Mila tiene 11 años y 18 semanas de embarazo. No sabe leer ni escribir, porque nunca fue al colegio. Desde que tiene siete es abusada sexualmente por su padrastro: Lucas Pezo Amaringo, quien también ha abusado y violentado a su mamá. Pezo está libre, porque un juez en Loreto decidió darle comparecencia. Y es que los delitos sexuales contra las mujeres y las niñas en el Perú no son delitos, son simples faltas. Porque las mujeres somos ciudadanos de segunda categoría.
Mila está embarazada, asustada y sola. Las autoridades decidieron trasladarla a Lima e internarla en el Instituto Nacional Materno Perinatal, sin su mamá. Y como todo en el Perú, la justicia no solo tarda, sino que no llega. En el Hospital Regional de Loreto, una junta médica le negó el aborto terapéutico porque el psiquiatra se negó a firmar la autorización. Durante días, el Ministerio de Salud evaluó si este caso estaría en su marco de competencia. Una burocracia insensible que no consideró que estaba en juego la vida de una niña violentada y privada de todos sus derechos. Recién el sábado, el Minsa informó que se había aprobado otorgarle el aborto terapéutico. Y pese a que este es legal en el Perú desde 1924, rara vez es aplicado, porque no existe un protocolo para casos como el de Mila. Como consecuencia, el suicidio es la primera causa de muerte indirecta en niñas y adolescentes embarazadas.

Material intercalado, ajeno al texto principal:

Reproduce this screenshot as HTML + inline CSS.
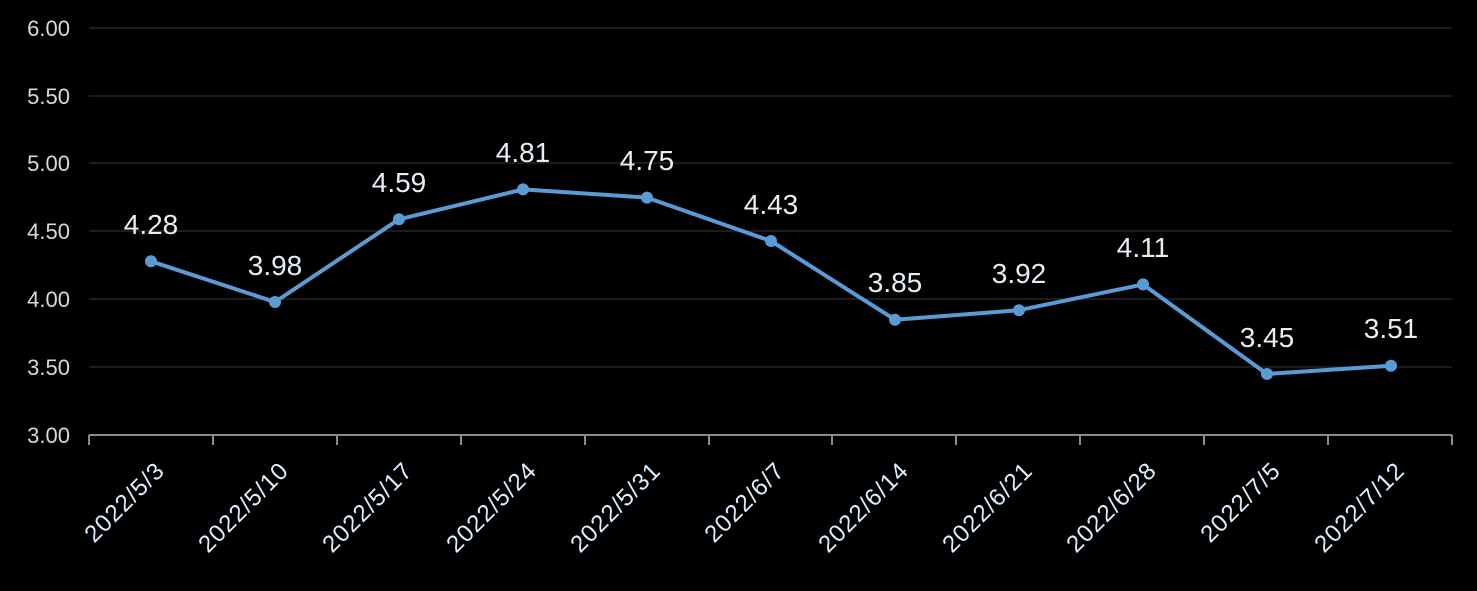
<!DOCTYPE html>
<html><head><meta charset="utf-8"><style>
html,body{margin:0;padding:0;background:#000;}
svg{display:block;font-family:"Liberation Sans","DejaVu Sans",sans-serif;}
</style></head><body>
<svg width="1477" height="591" viewBox="0 0 1477 591" xmlns="http://www.w3.org/2000/svg">
<rect width="1477" height="591" fill="#000"/>
<g stroke="#262626" stroke-width="1.5">
<line x1="89" x2="1452" y1="28" y2="28"/>
<line x1="89" x2="1452" y1="96" y2="96"/>
<line x1="89" x2="1452" y1="163" y2="163"/>
<line x1="89" x2="1452" y1="231" y2="231"/>
<line x1="89" x2="1452" y1="299" y2="299"/>
<line x1="89" x2="1452" y1="367" y2="367"/>
</g>
<g stroke="#8c8c8c" stroke-width="2">
<line x1="89" x2="1452" y1="435" y2="435"/>
<line x1="89" x2="89" y1="435" y2="445"/><line x1="213" x2="213" y1="435" y2="445"/><line x1="337" x2="337" y1="435" y2="445"/><line x1="461" x2="461" y1="435" y2="445"/><line x1="585" x2="585" y1="435" y2="445"/><line x1="709" x2="709" y1="435" y2="445"/><line x1="832" x2="832" y1="435" y2="445"/><line x1="956" x2="956" y1="435" y2="445"/><line x1="1080" x2="1080" y1="435" y2="445"/><line x1="1204" x2="1204" y1="435" y2="445"/><line x1="1328" x2="1328" y1="435" y2="445"/><line x1="1452" x2="1452" y1="435" y2="445"/>
</g>
<g fill="#d9d9d9" font-size="22" text-anchor="end">
<text x="70" y="36">6.00</text><text x="70" y="104">5.50</text><text x="70" y="171">5.00</text><text x="70" y="239">4.50</text><text x="70" y="307">4.00</text><text x="70" y="375">3.50</text><text x="70" y="443">3.00</text>
</g>
<g fill="#ddeeff" font-size="24" text-anchor="end" letter-spacing="1">
<text transform="translate(166,472) rotate(-45)">2022/5/3</text>
<text transform="translate(290,472) rotate(-45)">2022/5/10</text>
<text transform="translate(414,472) rotate(-45)">2022/5/17</text>
<text transform="translate(538,472) rotate(-45)">2022/5/24</text>
<text transform="translate(662,472) rotate(-45)">2022/5/31</text>
<text transform="translate(786,472) rotate(-45)">2022/6/7</text>
<text transform="translate(910,472) rotate(-45)">2022/6/14</text>
<text transform="translate(1034,472) rotate(-45)">2022/6/21</text>
<text transform="translate(1158,472) rotate(-45)">2022/6/28</text>
<text transform="translate(1282,472) rotate(-45)">2022/7/5</text>
<text transform="translate(1406,472) rotate(-45)">2022/7/12</text>
</g>
<polyline fill="none" stroke="#5b9bd5" stroke-width="4" stroke-linejoin="round" points="151,261.3 275,302 399,219.3 523,189.4 647,197.6 771,241 895,319.7 1019,310.2 1143,284.4 1267,374 1391,365.8"/>
<g fill="#5b9bd5">
<circle cx="151" cy="261.3" r="6"/><circle cx="275" cy="302" r="6"/><circle cx="399" cy="219.3" r="6"/><circle cx="523" cy="189.4" r="6"/><circle cx="647" cy="197.6" r="6"/><circle cx="771" cy="241" r="6"/><circle cx="895" cy="319.7" r="6"/><circle cx="1019" cy="310.2" r="6"/><circle cx="1143" cy="284.4" r="6"/><circle cx="1267" cy="374" r="6"/><circle cx="1391" cy="365.8" r="6"/>
</g>
<g fill="#e8eef5" font-size="28" text-anchor="middle">
<text x="151" y="234">4.28</text><text x="275" y="275">3.98</text><text x="399" y="192">4.59</text><text x="523" y="162">4.81</text><text x="647" y="170">4.75</text><text x="771" y="214">4.43</text><text x="895" y="292">3.85</text><text x="1019" y="283">3.92</text><text x="1143" y="257">4.11</text><text x="1267" y="347">3.45</text><text x="1391" y="338">3.51</text>
</g>
</svg>
</body></html>
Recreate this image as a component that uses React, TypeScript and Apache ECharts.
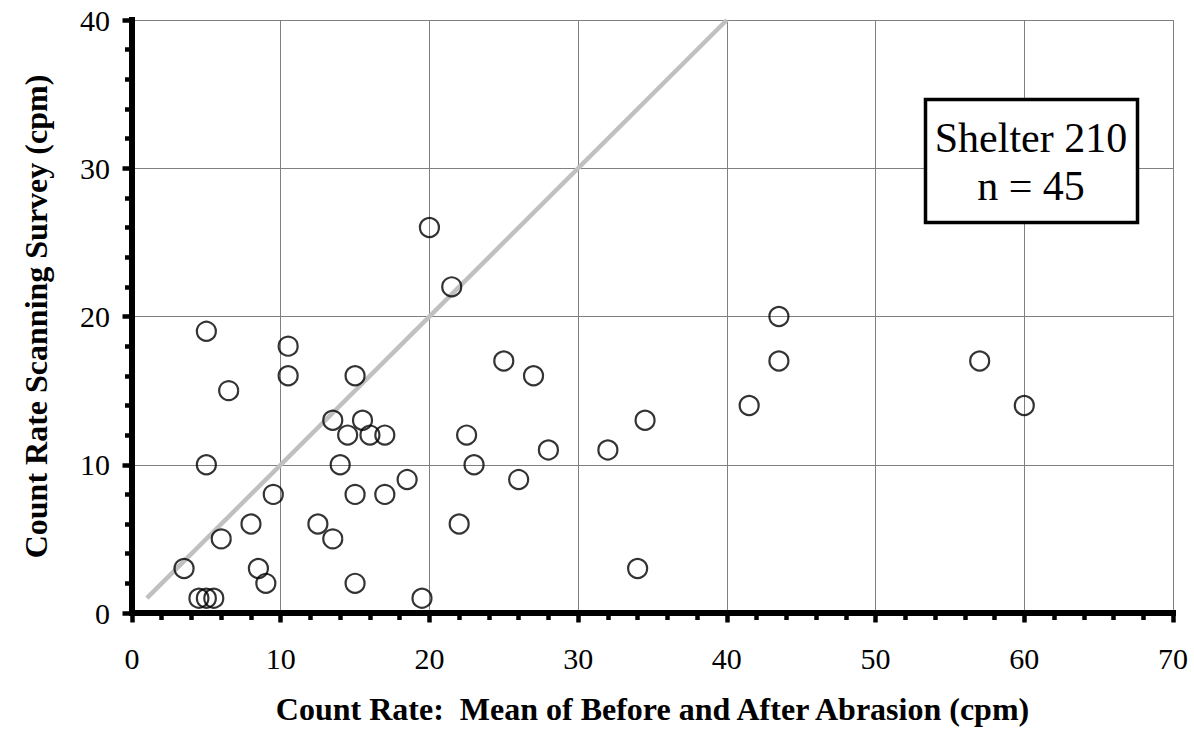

Como Mila no nació en Lima, no vive en San Isidro ni va a uno de los colegios privados de la élite limeña, a nadie le importa su caso y tiene que recurrir al Estado para que haga valer sus derechos. Mila es una de las miles de niñas que es violada sistemáticamente en el Perú. Invisibilizada por una sociedad que no está interesada en involucrarse en mejorar las condiciones de vida de los peruanos más pobres ni en reducir la violencia de género. Dominada, además, por una élite conservadora que le impone al resto dogmas religiosos, como si siguiésemos en el medioevo.
Entre el 2013 y el 2023, 12.556 niñas entre los 11 y 14 años dieron a luz. Sesenta y seis de ellas tenían menos de 10 años. Cada uno de estos casos es consecuencia de una violación sexual. Solo en el 2022, el CEM atendió 27.362 casos de violencia sexual, en el 80% de los casos la víctima fue una niña o adolescente. En 19 de cada 100 casos el atacante es el padre de la niña y en el 25%, el padrastro. Las niñas son víctimas dentro de sus propias casas sin que nadie haga nada por protegerlas.
Además de ser un crimen, el embarazo adolescente restringe el desarrollo de las niñas y adolescentes al limitar su acceso a educación y, con ello, sus posibilidades de progresar en la vida, y perpetúa parámetros de inequidad y violencia. Es, además, un problema de salud pública: la mortalidad materna en niñas y adolescentes es mucho más alta que en cualquier otro grupo.
En el 2017, Camila tenía 13 años cuando salió embarazada y fue obligada por las autoridades en Abancay a continuar con el embarazo. Su padre la violaba desde que tenía nueve años. Y cuando, semanas después, sufrió un aborto espontáneo, las autoridades la denunciaron por aborto autoinfligido. Se le consideró “adolescente infractora” y fue obligada a asistir a “la escena del crimen” junto con su violador. Laura (12) fue violada por su vecino y las autoridades en Huamanga la obligaron a continuar el embarazo. Magaly llegó al hospital amazónico a los 13 años luego de intentar suicidarse, después de que, según su abuela, había sufrido un accidente (una violación). L.C. tenía 11 años cuando fue violada y embarazada por su vecino. Intentó suicidarse tirándose del techo de su casa. Debía ser operada de inmediato, pero la operación se suspendió por el embarazo y quedó cuadrapléjica.
Esta es la realidad de miles de niñas y adolescentes que son revictimizadas por un Estado incapaz de proteger sus derechos, donde la violación sexual es normalizada, en un país injusto y discriminador. Donde no nos atrevemos a levantar la voz porque no son nuestras hijas.